In The Cost of War, a report re­leased in January by Save the Chil­dren, the organisation estimated the cost of rebuilding the war-dam­aged schools in Syria at as much as $3 billion.
It said the long-term effects on Syria’s economy of 2.8 million chil­dren not returning to school could be as much as 5.4% of gross domes­tic product — almost $2.18 billion.
A greater cost comes to Syrian so­ciety with a generation struggling to access basic education. This proves crucial as it is this very gen­eration that will bear the task of re­building a much damaged country.
Syrian student Ahmad Alajdad is among the lucky ones. He is study­ing financial analysis and fund management at the University of Exeter in southern England after commencing his journey with Ju­soor three years ago.
“I heard about Jusoor in 2012 through some friends in Syria at the time,” he said. “To be honest, I did not know what to expect. After applying to be mentored, I success­fully acquired a scholarship and got the opportunity to attend a pres­tigious master’s programme in the UK.
“The fact that I received the mentorship for free made the pro­cess much more accessible. Being a prime beneficiary of this vibrant educational and professional net­work I am now proud to be a Jusoor mentor, giving back to my commu­nity and helping young men and women to pursue their dreams.”
Cutting to the heart of the anxiety felt by their fellow Syrians, Jusoor has tried to bridge this formidable gap by helping Syrians find part-time and freelance jobs, as well as encouraging them to partner up and offer independent services.
A powerful illustration high­lighting Jusoor’s work in Lebanon includes assisting children in ac­cessing education. Fees to join public schools were $50 per child; unaffordable for most refugees. As such, Jusoor opened its first school for refugees in Beirut, accommo­dating more than 150 students free of charge.
“We soon scaled to two other centres in the Bekaa valley (east of Lebanon) where most refugees re­side.
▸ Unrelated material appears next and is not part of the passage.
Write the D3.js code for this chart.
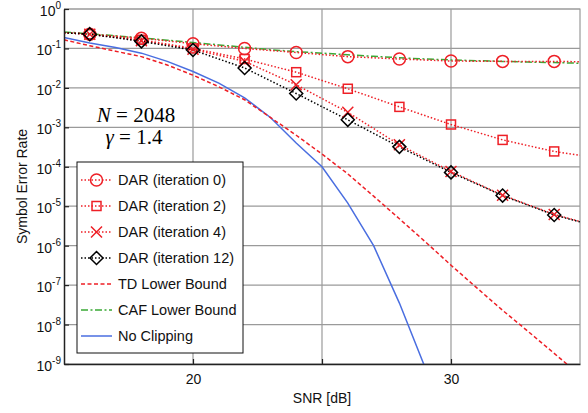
<!DOCTYPE html>
<html>
<head>
<meta charset="utf-8">
<script src="https://cdn.jsdelivr.net/npm/d3@7"></script>
<style>
  body { margin: 0; background: #fff; }
  text { font-family: "Liberation Sans", Arial, sans-serif; }
</style>
</head>
<body>
<svg id="chart" width="588" height="413"></svg>
<script>
// ---------------------------- DATA ----------------------------
// DAR curves: markers at even SNR, line runs to the plot edges
const snrDar = [15, 16, 18, 20, 22, 24, 26, 28, 30, 32, 34, 35];
const darIter0 = [0.25, 0.23, 0.182, 0.132, 0.1, 0.079, 0.062, 0.054, 0.048, 0.047, 0.047, 0.046];
const darIter2 = [0.25, 0.23, 0.166, 0.1, 0.054, 0.025, 0.0095, 0.0033, 0.00118, 0.00048, 0.000245, 0.000195];
const darIter4 = [0.25, 0.23, 0.158, 0.095, 0.047, 0.012, 0.0024, 0.00036, 7.6e-5, 1.9e-5, 6.2e-6, 4.1e-6];
const darIter12 = [0.25, 0.23, 0.151, 0.091, 0.032, 0.0072, 0.00155, 0.00032, 7.2e-5, 1.86e-5, 6.0e-6, 4.0e-6];

// Bounds and reference, one value per dB
const snrFine = [15, 16, 17, 18, 19, 20, 21, 22, 23, 24, 25, 26, 27, 28, 29, 30, 31, 32, 33, 34, 35];
const tdBound = [0.166, 0.117, 0.085, 0.062, 0.038, 0.021, 0.0107, 0.005, 0.00178, 0.00063, 0.00021,
                 6.6e-5, 1.8e-5, 4.8e-6, 1.26e-6, 3.2e-7, 8.5e-8, 2.3e-8, 6.6e-9, 1.86e-9, 5.2e-10];
const cafBound = [0.263, 0.234, 0.209, 0.186, 0.162, 0.141, 0.123, 0.107, 0.093, 0.083, 0.076,
                  0.069, 0.063, 0.058, 0.054, 0.051, 0.049, 0.047, 0.045, 0.044, 0.042];
const snrNoClip = [15, 16, 17, 18, 19, 20, 21, 22, 23, 24, 25, 26, 27, 28, 29];
const noClipping = [0.19, 0.138, 0.105, 0.076, 0.047, 0.026, 0.0132, 0.0056, 0.00178, 0.0004, 0.0001,
                    1.2e-5, 1.0e-6, 3.5e-8, 8e-10];

const xTicks = [20, 25, 30];
const xLabels = [20, 30];
const yExps = [0, -1, -2, -3, -4, -5, -6, -7, -8, -9];

// ---------------------------- SETUP ----------------------------
const red = "#ee1f26";
const blue = "#4a6ee0";
const green = "#3aa935";
const gridColour = "#9a9a9a";

const svg = d3.select("#chart");
const plotLeft = 64, plotRight = 580, plotTop = 9, plotBottom = 364;

const x = d3.scaleLinear().domain([15, 35]).range([plotLeft, plotRight]);
const y = d3.scaleLog().domain([1e-9, 1]).range([plotBottom, plotTop]);

svg.append("clipPath").attr("id", "plotClip")
    .append("rect")
    .attr("x", plotLeft).attr("y", plotTop)
    .attr("width", plotRight - plotLeft).attr("height", plotBottom - plotTop);

// Grid
const grid = svg.append("g");
grid.selectAll(".vgrid")
    .data(xTicks)
    .enter()
    .append("line")
    .attr("x1", d => x(d)).attr("x2", d => x(d))
    .attr("y1", plotTop).attr("y2", plotBottom)
    .style("stroke", gridColour).style("stroke-width", 1.2);
grid.selectAll(".hgrid")
    .data(yExps)
    .enter()
    .append("line")
    .attr("x1", plotLeft).attr("x2", plotRight)
    .attr("y1", d => y(Math.pow(10, d))).attr("y2", d => y(Math.pow(10, d)))
    .style("stroke", gridColour).style("stroke-width", 1.2);

// Top / right border (grey like the grid)
svg.append("path")
    .attr("d", `M${plotLeft},${plotTop}H${plotRight}V${plotBottom}`)
    .style("fill", "none").style("stroke", gridColour).style("stroke-width", 1.2);

// ---------------------------- CURVES ----------------------------
const plot = svg.append("g").attr("clip-path", "url(#plotClip)");

function drawLine(xs, ys, colour, dash, width) {
    const line = d3.line()
        .x((d, i) => x(xs[i]))
        .y(d => y(d));
    plot.append("path")
        .datum(ys)
        .attr("d", line)
        .style("fill", "none")
        .style("stroke", colour)
        .style("stroke-width", width)
        .style("stroke-dasharray", dash);
}

drawLine(snrNoClip, noClipping, blue, null, 1.5);
drawLine(snrFine, tdBound, red, "4,2.5", 1.5);
drawLine(snrFine, cafBound, green, "7,2.5,2,2.5", 1.5);
drawLine(snrDar, darIter0, red, "1.5,2", 1.5);
drawLine(snrDar, darIter2, red, "1.5,2", 1.5);
drawLine(snrDar, darIter4, red, "1.5,2", 1.5);
drawLine(snrDar, darIter12, "#000", "1.5,2", 1.5);

// Marker shapes
function marker(g, type, cx, cy, colour) {
    if (type === "circle") {
        g.append("circle").attr("cx", cx).attr("cy", cy).attr("r", 6)
            .style("fill", "none").style("stroke", colour).style("stroke-width", 1.5);
    } else if (type === "square") {
        g.append("rect").attr("x", cx - 4.5).attr("y", cy - 4.5).attr("width", 9).attr("height", 9)
            .style("fill", "none").style("stroke", colour).style("stroke-width", 1.5);
    } else if (type === "cross") {
        g.append("path").attr("d", `M${cx - 5.5},${cy - 5.5}L${cx + 5.5},${cy + 5.5}M${cx - 5.5},${cy + 5.5}L${cx + 5.5},${cy - 5.5}`)
            .style("stroke", colour).style("stroke-width", 1.5);
    } else if (type === "diamond") {
        g.append("path").attr("d", `M${cx},${cy - 6.5}L${cx + 6.5},${cy}L${cx},${cy + 6.5}L${cx - 6.5},${cy}Z`)
            .style("fill", "none").style("stroke", colour).style("stroke-width", 1.5);
    }
}

const markerSeries = [
    { vals: darIter0, type: "circle", colour: red },
    { vals: darIter2, type: "square", colour: red },
    { vals: darIter4, type: "cross", colour: red },
    { vals: darIter12, type: "diamond", colour: "#000" }
];
markerSeries.forEach(s => {
    const g = plot.append("g");
    snrDar.forEach((snr, i) => {
        if (snr % 2 === 0) marker(g, s.type, x(snr), y(s.vals[i]), s.colour);
    });
});

// ---------------------------- AXES ----------------------------
svg.append("g")
    .attr("transform", `translate(0,${plotBottom})`)
    .call(d3.axisBottom(x).tickValues(xTicks).tickSize(-5).tickSizeOuter(0)
        .tickFormat(d => xLabels.includes(d) ? d : ""))
    .call(g => g.select(".domain").style("stroke", "#222").style("stroke-width", 1.5))
    .call(g => g.selectAll(".tick line").style("stroke", "#222").style("stroke-width", 1.2))
    .call(g => g.selectAll(".tick text").attr("y", 10)
        .style("font-family", "Liberation Sans, Arial, sans-serif").style("font-size", "14px").style("fill", "#111"));

svg.append("g")
    .attr("transform", `translate(${plotLeft},0)`)
    .call(d3.axisLeft(y).tickValues(yExps.map(e => Math.pow(10, e))).tickSize(-5).tickSizeOuter(0).tickFormat(""))
    .call(g => g.select(".domain").style("stroke", "#222").style("stroke-width", 1.5))
    .call(g => g.selectAll(".tick line").style("stroke", "#222").style("stroke-width", 1.2));

// Tick labels as 10^n
const yLab = svg.append("g").selectAll("text")
    .data(yExps)
    .enter()
    .append("text")
    .attr("x", 61)
    .attr("y", d => y(Math.pow(10, d)) + 7)
    .style("font-size", "14px")
    .style("fill", "#111")
    .attr("text-anchor", "end");
yLab.append("tspan").text("10");
yLab.append("tspan")
    .attr("dy", -7)
    .style("font-size", "10px")
    .text(d => d);

svg.append("text")
    .attr("x", plotLeft + (plotRight - plotLeft) / 2)
    .attr("y", 403)
    .attr("text-anchor", "middle")
    .style("font-size", "14px")
    .style("fill", "#111")
    .text("SNR [dB]");

svg.append("text")
    .attr("transform", `translate(27,${(plotTop + plotBottom) / 2}) rotate(-90)`)
    .attr("text-anchor", "middle")
    .style("font-size", "14px")
    .style("fill", "#111")
    .text("Symbol Error Rate");

// ---------------------------- ANNOTATION ----------------------------
const ann = svg.append("g");
const annN = ann.append("text").attr("x", 136).attr("y", 122).attr("text-anchor", "middle")
    .style("font-family", "'Liberation Serif', serif").style("font-size", "21px");
annN.append("tspan").style("font-style", "italic").text("N");
annN.append("tspan").text(" = 2048");
const annG = ann.append("text").attr("x", 134).attr("y", 144).attr("text-anchor", "middle")
    .style("font-family", "'Liberation Serif', serif").style("font-size", "21px");
annG.append("tspan").style("font-style", "italic").text("γ");
annG.append("tspan").text(" = 1.4");

// ---------------------------- LEGEND ----------------------------
const legendItems = [
    { label: "DAR (iteration 0)", colour: red, dash: "1.5,2", type: "circle" },
    { label: "DAR (iteration 2)", colour: red, dash: "1.5,2", type: "square" },
    { label: "DAR (iteration 4)", colour: red, dash: "1.5,2", type: "cross" },
    { label: "DAR (iteration 12)", colour: "#000", dash: "1.5,2", type: "diamond" },
    { label: "TD Lower Bound", colour: red, dash: "4,2.5", type: null },
    { label: "CAF Lower Bound", colour: green, dash: "7,2.5,2,2.5", type: null },
    { label: "No Clipping", colour: blue, dash: null, type: null }
];

const legend = svg.append("g");
legend.append("rect")
    .attr("x", 77).attr("y", 162).attr("width", 166).attr("height", 191)
    .style("fill", "#fff").style("stroke", "#111").style("stroke-width", 1);

legendItems.forEach((d, i) => {
    const ly = 180 + i * 26;
    legend.append("line")
        .attr("x1", 81).attr("x2", 112).attr("y1", ly).attr("y2", ly)
        .style("stroke", d.colour).style("stroke-width", 1.5).style("stroke-dasharray", d.dash);
    if (d.type) marker(legend, d.type, 96.5, ly, d.colour);
    legend.append("text")
        .attr("x", 118).attr("y", ly + 5)
        .style("font-size", "14.5px")
        .style("fill", "#111")
        .text(d.label);
});
</script>
</body>
</html>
Currently, we have more than 1,700 students aged 5 to 14 years old, 48 teachers who themselves are refugees and employ over 20 others in positions supporting the running of our schools, including teacher assistants, facility manage­ment, transportation and security officers,” said Osman.
In this manner, Jusoor has es­tablished resourceful means to ad­dress educational and professional needs for Syrians both in the Mid­dle East and abroad, while actively promoting the consolidation of a vibrant Syrian network from all classes, backgrounds and ages.
Albeit, a colossal task, it is such benevolent and grass-root initia­tives that will reignite hope among Syrians who are suffering from the conflict.